### TASK TO COMPLETE
Locate every line in the material below that has the word "matplotlib". Copy each of those lines.

### GIVEN MATERIAL
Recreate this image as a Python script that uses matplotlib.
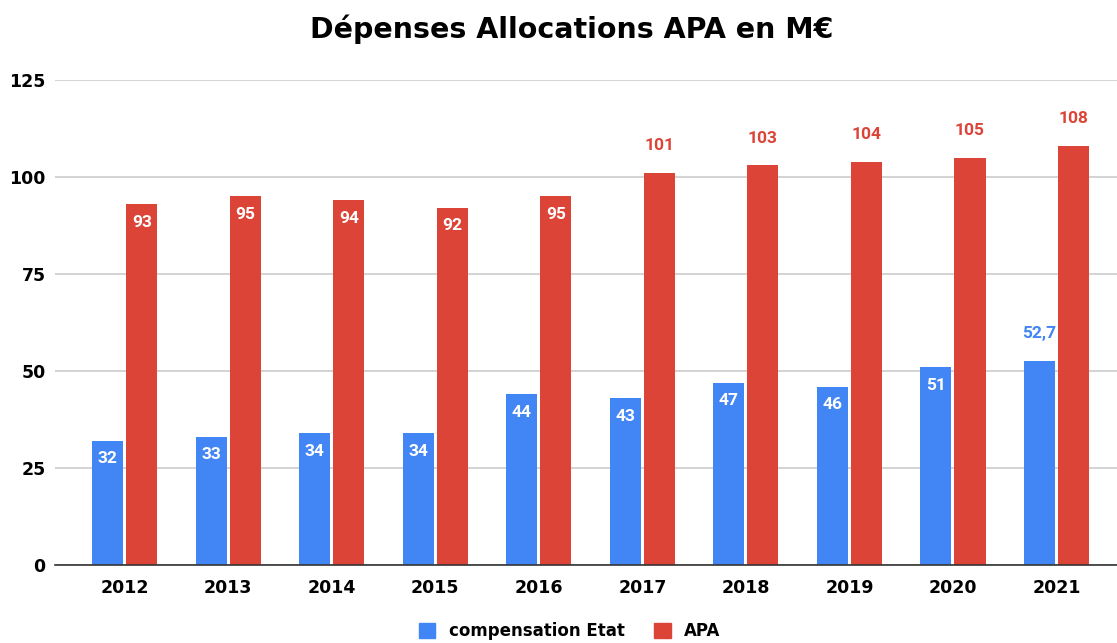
import numpy as np
import matplotlib.pyplot as plt
from matplotlib.patches import Patch

years = ['2012', '2013', '2014', '2015', '2016', '2017', '2018', '2019', '2020', '2021']
compensation = [32, 33, 34, 34, 44, 43, 47, 46, 51, 52.7]
apa = [93, 95, 94, 92, 95, 101, 103, 104, 105, 108]
comp_labels = ['32', '33', '34', '34', '44', '43', '47', '46', '51', '52,7']
apa_labels = ['93', '95', '94', '92', '95', '101', '103', '104', '105', '108']
# label drawn inside the bar top or above it
comp_inside = [True] * 9 + [False]
apa_inside = [True] * 5 + [False] * 5

blue = '#4285F4'
red = '#DB4437'

fig = plt.figure(figsize=(11.17, 6.43), dpi=100)
ax = fig.add_axes([0.049, 0.121, 0.951, 0.7546])

x = np.arange(len(years))
w = 0.3
gap = 0.015
ax.bar(x - w / 2 - gap, compensation, w, color=blue, zorder=3)
ax.bar(x + w / 2 + gap, apa, w, color=red, zorder=3)

label_font = dict(family='Roboto', fontweight='bold', fontsize=12.5, ha='center', va='center', zorder=4)
for i in range(len(years)):
    if comp_inside[i]:
        ax.text(x[i] - w / 2 - gap, compensation[i] - 4.6, comp_labels[i], color='white', **label_font)
    else:
        ax.text(x[i] - w / 2 - gap, compensation[i] + 7, comp_labels[i], color=blue, **label_font)
    if apa_inside[i]:
        ax.text(x[i] + w / 2 + gap, apa[i] - 4.6, apa_labels[i], color='white', **label_font)
    else:
        ax.text(x[i] + w / 2 + gap, apa[i] + 7, apa_labels[i], color=red, **label_font)

ax.set_xlim(-0.676, 9.585)
ax.set_ylim(0, 125)
ax.set_yticks([0, 25, 50, 75, 100, 125])
ax.set_xticks(x)
ax.set_xticklabels(years)
ax.tick_params(axis='both', length=0, labelsize=12.5)
ax.tick_params(axis='x', pad=10)
ax.tick_params(axis='y', pad=6.5)
for lbl in ax.get_xticklabels() + ax.get_yticklabels():
    lbl.set_fontweight('bold')
ax.grid(axis='y', color='#cccccc', linewidth=1.2, zorder=0)
for s in ['top', 'right', 'left']:
    ax.spines[s].set_visible(False)
ax.spines['bottom'].set_color('#333333')
ax.spines['bottom'].set_linewidth(1.2)
ax.spines['bottom'].set_zorder(5)

fig.text(0.512, 0.955, 'Dépenses Allocations APA en M€', ha='center', va='center',
         fontsize=20.5, fontweight='bold')

handles = [Patch(color=blue), Patch(color=red)]
fig.legend(handles, ['compensation Etat', 'APA'], loc='center', bbox_to_anchor=(0.51, 0.018),
           ncol=2, frameon=False, handlelength=1.0, handleheight=1.0, columnspacing=1.8,
           prop={'weight': 'bold', 'size': 12})

fig.savefig('out.png', dpi=100)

### THE REPLY
Recreate this image as a Python script that uses matplotlib.
import matplotlib.pyplot as plt
from matplotlib.patches import Patch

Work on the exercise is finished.